## Task
Can you output, word for word, the lines between the one holding "Convert this chart to matplotlib code." and the one holding "ax = fig.add_axes([133", inclusive, leaving out any pictures?

---------- Dataset excerpts

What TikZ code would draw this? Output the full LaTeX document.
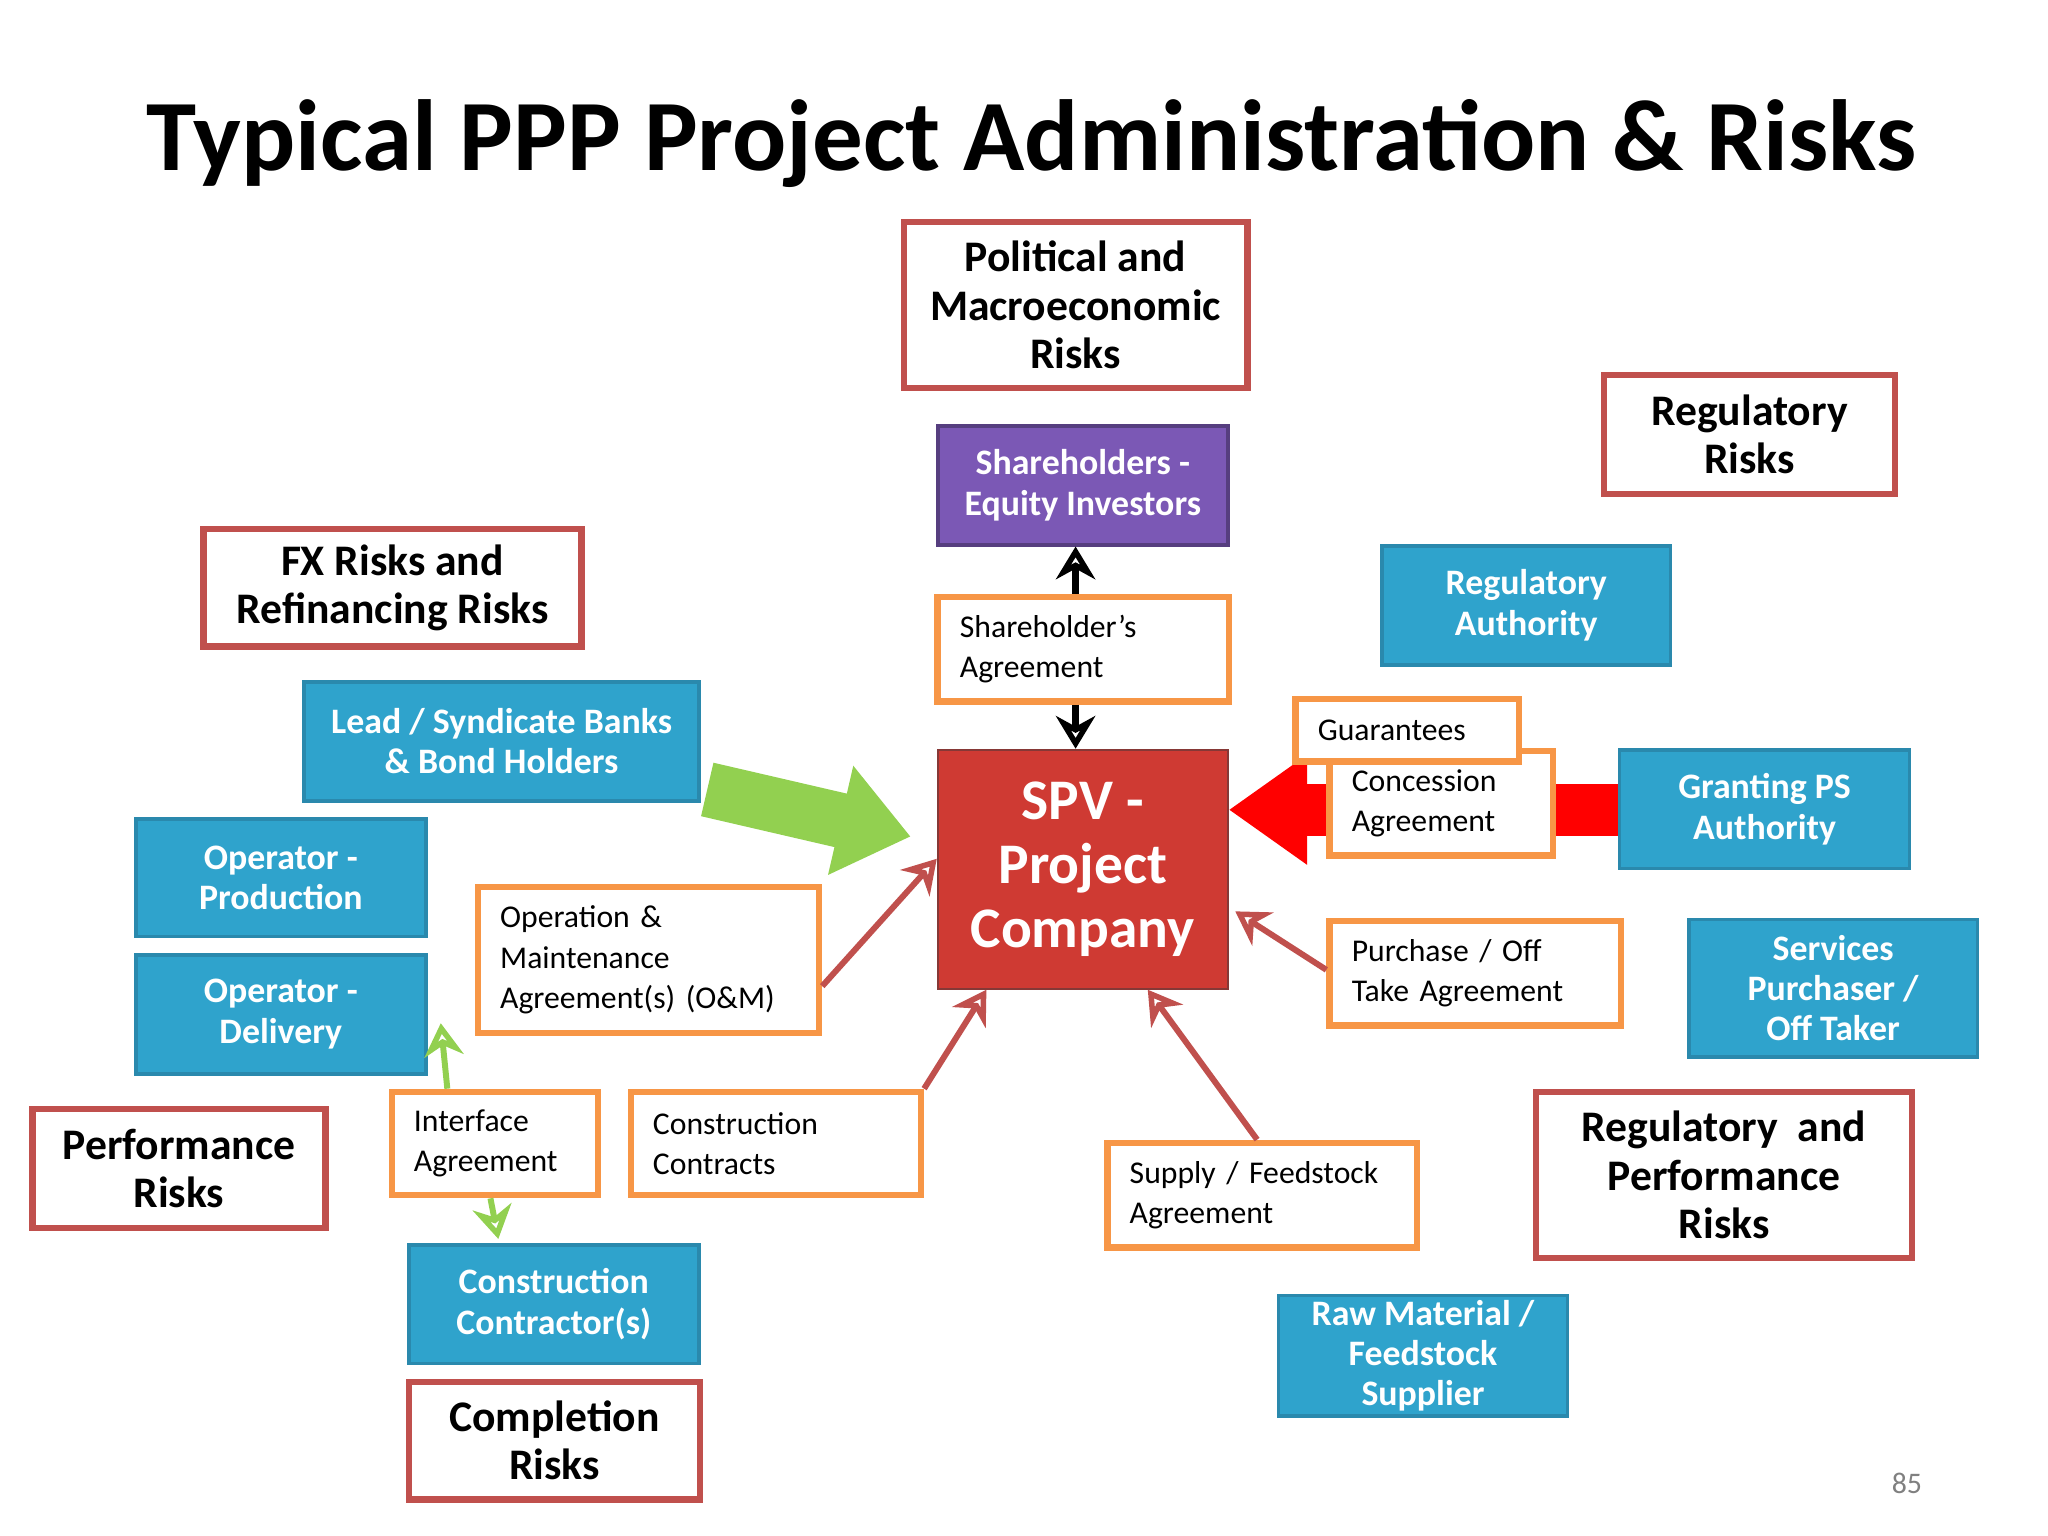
\documentclass[tikz,border=0pt]{standalone}
\usepackage{fontspec}
\setmainfont{Carlito}
\usetikzlibrary{arrows.meta}
\definecolor{rb}{HTML}{C0504D}
\definecolor{ob}{HTML}{F79646}
\definecolor{bl}{HTML}{2FA3CC}
\definecolor{blb}{HTML}{2A89AD}
\definecolor{pu}{HTML}{7B58B5}
\definecolor{spv}{HTML}{CF3A33}
\definecolor{gr}{HTML}{92D050}
\newcommand\bx[7]{\pgfmathsetmacro\bw{#5-#3}\node[#2,minimum width={(#5-#3)*0.1mm},minimum height={(#6-#4)*0.1mm}] (#1) at ({(#3+#5)/2},{(#4+#6)/2}) {#7};}
\tikzset{
 riskbox/.style={draw=rb,line width=1.4pt,fill=white,align=center,inner sep=0pt,font=\fontsize{9.5}{10.5}\selectfont\bfseries},
 agrbox/.style={draw=ob,line width=1.4pt,fill=white,align=left,inner sep=0pt,text width={(\bw-34)*0.1mm},font=\fontsize{6.9}{8.8}\selectfont},
 bluebox/.style={draw=blb,line width=0.8pt,fill=bl,text=white,align=center,inner sep=0pt,font=\fontsize{7.8}{8.8}\selectfont\bfseries},
 thinred/.style={draw=rb,line width=1.3pt,-{Stealth[length=2.5mm,width=3mm,open]}},
 thingr/.style={draw=gr,line width=1.3pt,-{Stealth[length=2.5mm,width=3mm,open]}},
 blk/.style={draw=black,line width=1.5pt,-{Stealth[length=2.5mm,width=3mm,open]}},
}
\begin{document}
\begin{tikzpicture}[x=0.01cm,y=-0.01cm]
\useasboundingbox (0,0) rectangle (1568,1176);
\node[font=\fontsize{22}{26}\selectfont\bfseries] (title) at (790,110) {Typical PPP Project Administration \& Risks};
\bx{grant}{bluebox}{1240}{574}{1462}{665}{Granting PS\\Authority}
\bx{spv}{draw=rb!70!black,fill=spv,text=white,align=center,inner sep=0pt,font=\fontsize{12.5}{14}\selectfont\bfseries}{718}{574}{940}{757}{SPV -\\Project\\Company}
\draw[draw=red,line width=0.4cm,-{Triangle[width=0.8cm,length=0.6cm]}] (grant.west|-0,620) -- (spv.east|-0,620);
\bx{lead}{bluebox}{233}{522}{535}{613}{Lead / Syndicate Banks\\\& Bond Holders}
\draw[draw=gr,line width=0.42cm,-{Triangle[width=0.82cm,length=0.55cm]}] ([shift={(5,-10)}]lead.south east) -- ([shift={(-20,-25)}]spv.west);
\bx{pol}{riskbox}{692}{170}{955}{297}{Political and\\Macroeconomic\\Risks}
\bx{regr}{riskbox}{1228}{287}{1451}{378}{Regulatory\\Risks}
\bx{fx}{riskbox}{156}{405}{445}{495}{FX Risks and\\Refinancing Risks}
\bx{perf}{riskbox}{25}{849}{249}{940}{Performance\\Risks}
\bx{comp}{riskbox}{313}{1058}{536}{1148}{Completion\\Risks}
\bx{rp}{riskbox}{1176}{836}{1464}{963}{Regulatory \ and\\Performance\\Risks}
\bx{sha}{agrbox}{718}{457}{941}{537}{Shareholder’s\\Agreement}
\bx{conc}{agrbox}{1018}{575}{1189}{655}{Concession\\Agreement}
\bx{guar}{agrbox}{992}{535}{1163}{583}{Guarantees}
\bx{om}{agrbox}{366}{679}{627}{791}{Operation \&\\Maintenance\\Agreement(s) (O\&M)}
\bx{pur}{agrbox}{1018}{705}{1241}{785}{Purchase / Off\\Take Agreement}
\bx{intf}{agrbox}{300}{836}{458}{915}{Interface\\Agreement}
\bx{cc}{agrbox}{483}{836}{705}{915}{Construction\\Contracts}
\bx{sup}{agrbox}{848}{875}{1085}{955}{Supply / Feedstock\\Agreement}
\bx{sh}{bluebox,fill=pu,draw=pu!70!black}{718}{326}{940}{417}{Shareholders -\\Equity Investors}
\bx{opp}{bluebox}{104}{627}{326}{717}{Operator -\\Production}
\bx{opd}{bluebox}{104}{731}{326}{822}{Operator -\\Delivery}
\bx{ccs}{bluebox}{313}{953}{535}{1044}{Construction\\Contractor(s)}
\bx{rega}{bluebox}{1058}{418}{1279}{509}{Regulatory\\Authority}
\bx{serv}{bluebox}{1293}{704}{1514}{809}{Services\\Purchaser /\\Off Taker}
\bx{raw}{bluebox}{979}{992}{1200}{1084}{Raw Material /\\Feedstock\\Supplier}
\coordinate (s1) at ([shift={(-6,0)}]sha.north);
\draw[blk] (s1) -- (s1|-sh.south);
\coordinate (s2) at ([shift={(-6,0)}]sha.south);
\draw[blk] (s2) -- (s2|-spv.north);
\draw[thinred] ([shift={(0,20)}]om.east) -- ([shift={(0,-8)}]spv.west);
\draw[thinred] ([shift={(0,40)}]pur.north west) -- ([shift={(5,-60)}]spv.south east);
\draw[thinred] (cc.north east) -- ([shift={(38,0)}]spv.south west);
\draw[thinred] ([shift={(117,0)}]sup.north west) -- ([shift={(-62,0)}]spv.south east);
\draw[thingr] ([shift={(45,0)}]intf.north west) -- ([shift={(10,-40)}]opd.south east);
\draw[thingr] ([shift={(78,0)}]intf.south west) -- ([shift={(70,-3)}]ccs.north west);
\node[text=gray,font=\fontsize{6.5}{8}\selectfont] (pg) at (1460,1136) {85};
\end{tikzpicture}
\end{document}
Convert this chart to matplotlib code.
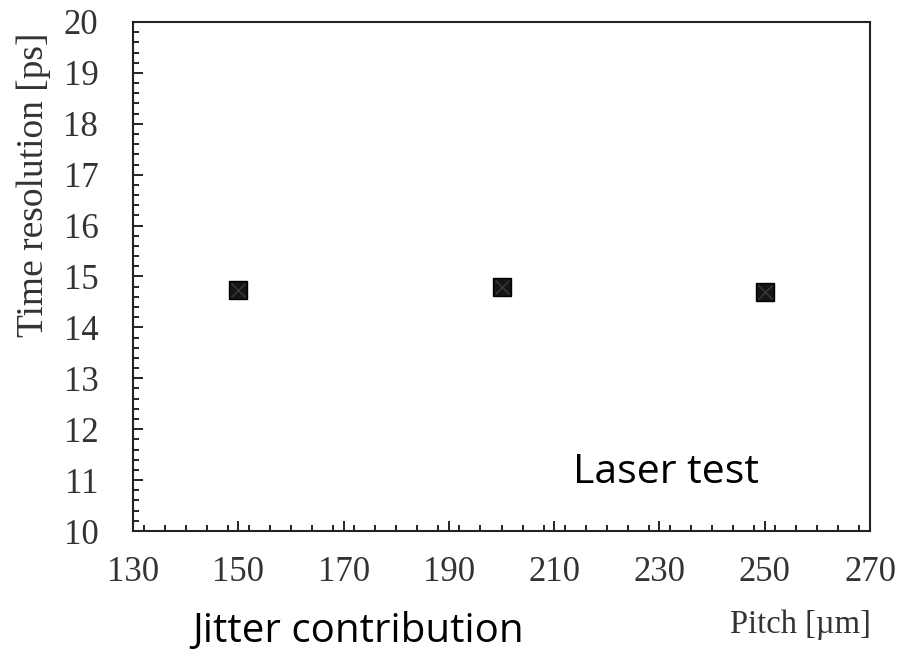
import matplotlib.pyplot as plt
from matplotlib.ticker import MultipleLocator

pitch = [150, 200, 250]
time_res = [14.74, 14.80, 14.70]

x_ticks = [130, 150, 170, 190, 210, 230, 250, 270]
y_ticks = [10, 11, 12, 13, 14, 15, 16, 17, 18, 19, 20]

fig = plt.figure(figsize=(9.05, 6.53), dpi=100)
ax = fig.add_axes([133 / 905, 1 - 531 / 653, 737 / 905, 509 / 653])

ax.plot(pitch, time_res, 's', color='#151515', ms=13.5, mec='#000000', mew=1)
ax.plot(pitch, time_res, 'x', color='#3a3a3a', ms=10, mew=1)

ax.set_xlim(130, 270)
ax.set_ylim(10, 20)
ax.set_xticks(x_ticks)
ax.set_yticks(y_ticks)
ax.xaxis.set_minor_locator(MultipleLocator(4))
ax.yaxis.set_minor_locator(MultipleLocator(0.2))
ax.tick_params(which='both', direction='in', top=False, right=False)
ax.tick_params(which='major', length=7, width=1.2, labelsize=25)
ax.tick_params(which='minor', length=4, width=1.2)
ax.tick_params(axis='x', which='major', pad=18)
ax.tick_params(axis='y', which='major', pad=25)
for lab in ax.get_xticklabels() + ax.get_yticklabels():
    lab.set_family('Liberation Serif')
    lab.set_color('#333333')
for s in ax.spines.values():
    s.set_linewidth(1.5)
    s.set_color('#222222')

ax.set_ylabel('Time resolution [ps]', family='Liberation Serif', fontsize=27, color='#333333')
ax.yaxis.set_label_coords(-0.111, 0.68)

fig.text(800 / 905, 1 - 633 / 653, 'Pitch [\u00b5m]', family='Liberation Serif', fontsize=23.5,
         color='#333333', ha='center', va='baseline')
fig.text(666 / 905, 1 - 483 / 653, 'Laser test', family='Open Sans', fontsize=29.5,
         ha='center', va='baseline')
fig.text(358 / 905, 1 - 642 / 653, 'Jitter contribution', family='Open Sans', fontsize=29,
         ha='center', va='baseline')

fig.savefig('out.png', dpi=100)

--------------------

## Finished answer
Convert this chart to matplotlib code.
import matplotlib.pyplot as plt
from matplotlib.ticker import MultipleLocator

pitch = [150, 200, 250]
time_res = [14.74, 14.80, 14.70]

x_ticks = [130, 150, 170, 190, 210, 230, 250, 270]
y_ticks = [10, 11, 12, 13, 14, 15, 16, 17, 18, 19, 20]

fig = plt.figure(figsize=(9.05, 6.53), dpi=100)
ax = fig.add_axes([133 / 905, 1 - 531 / 653, 737 / 905, 509 / 653])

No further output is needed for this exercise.